L’Oréal pun memanfaatkan data sebagai dasar untuk mengambil keputusan, misal dengan melakukan social listening untuk menganalisa kebiasaan pembeli, menentukan lini produk berikutnya, kampanye pemasaran, dan optimasi rantai pasokan (supply chain).
Cara ini membantu L’Oréal memperoleh wawasan yang lebih mendalam tentang perilaku konsumen. Sebuah proses yang yang sebagian besar didorong oleh proses bawah sadar dan seringkali gagal ditangkap oleh riset pasar tradisional.
Selain itu, L’Oréal juga menggunakan strategi pemasaran omnichannel, memperkuat kemitraan, dan memberikan kemudahan berbelanja baik online maupun offline. Kesuksesan tersebut juga membawa dampak biaya produksi yang bisa ditekan dengan cara-cara yang lebih modern.
Kepiawaian L’Oréal memanfaatkan teknologi, membuatnya lebih unggul dari kompetitor seperti Estée Lauder, Shiseido, dan Revlon. Saat ini, Estée Lauder dan Shiseido tengah mengejar ketertinggalan dengan mengeksplorasi penggunaan AI.

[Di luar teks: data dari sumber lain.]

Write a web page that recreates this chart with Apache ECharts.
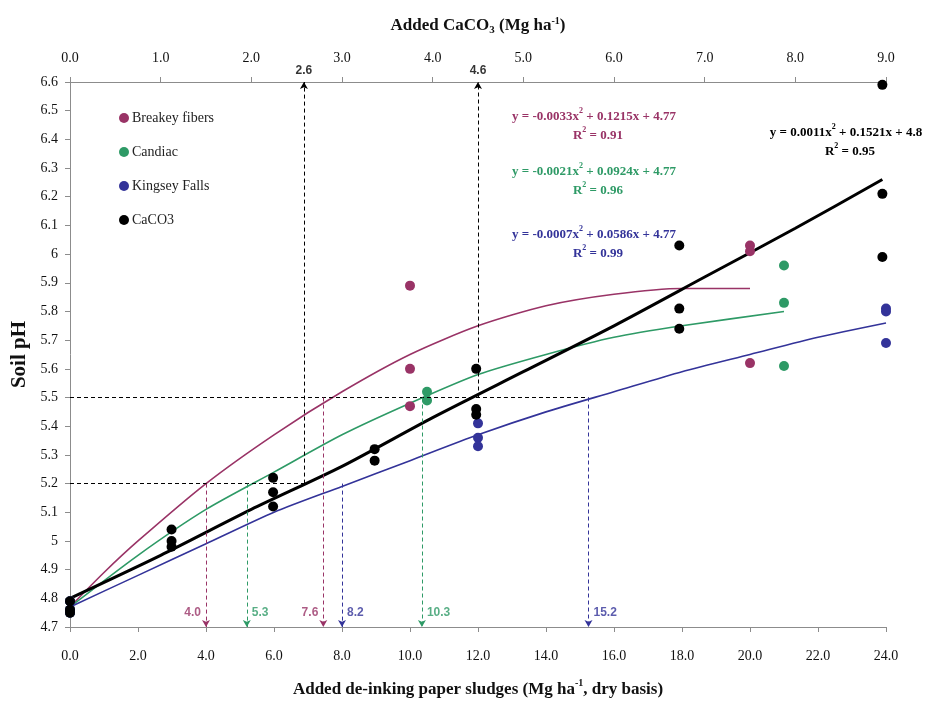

Namun, apa yang mereka lakukan masih belum bisa menyamai layanan personalisasi yang ditawarkan L’Oréal. Sementara Revlon tertinggal jauh imbas dari keterbatasan kemampuan digitalisasi yang mereka lakukan.
Berkaca pada keberhasilan L’Oréal, Yu melihat kejelasan korelasi antara kesuksesan perusahaan dengan inovasi. Contoh lain adalah Nestle dan Diageo (produsen minuman beralkohol asal Inggris) yang juga memprioritaskan teknologi.
Nestle dan Diageo lebih unggul dari perusahaan yang tertinggal dalam inovasi, seperti Dr. Pepper (produsen minuman bersoda asal Amerika Serikat/AS) dan General Mills (produsen makanan kemasan asal AS).
Dengan demikian, perusahaan CPG Indonesia pun bisa mencontoh kesuksesan perusahaan dunia. Dengan memanfaatkan teknologi, digitalisasi dan AI, seperti yang dilakukan oleh mereka yang ada diurutan teratas dalam daftar FRI CPG 2024.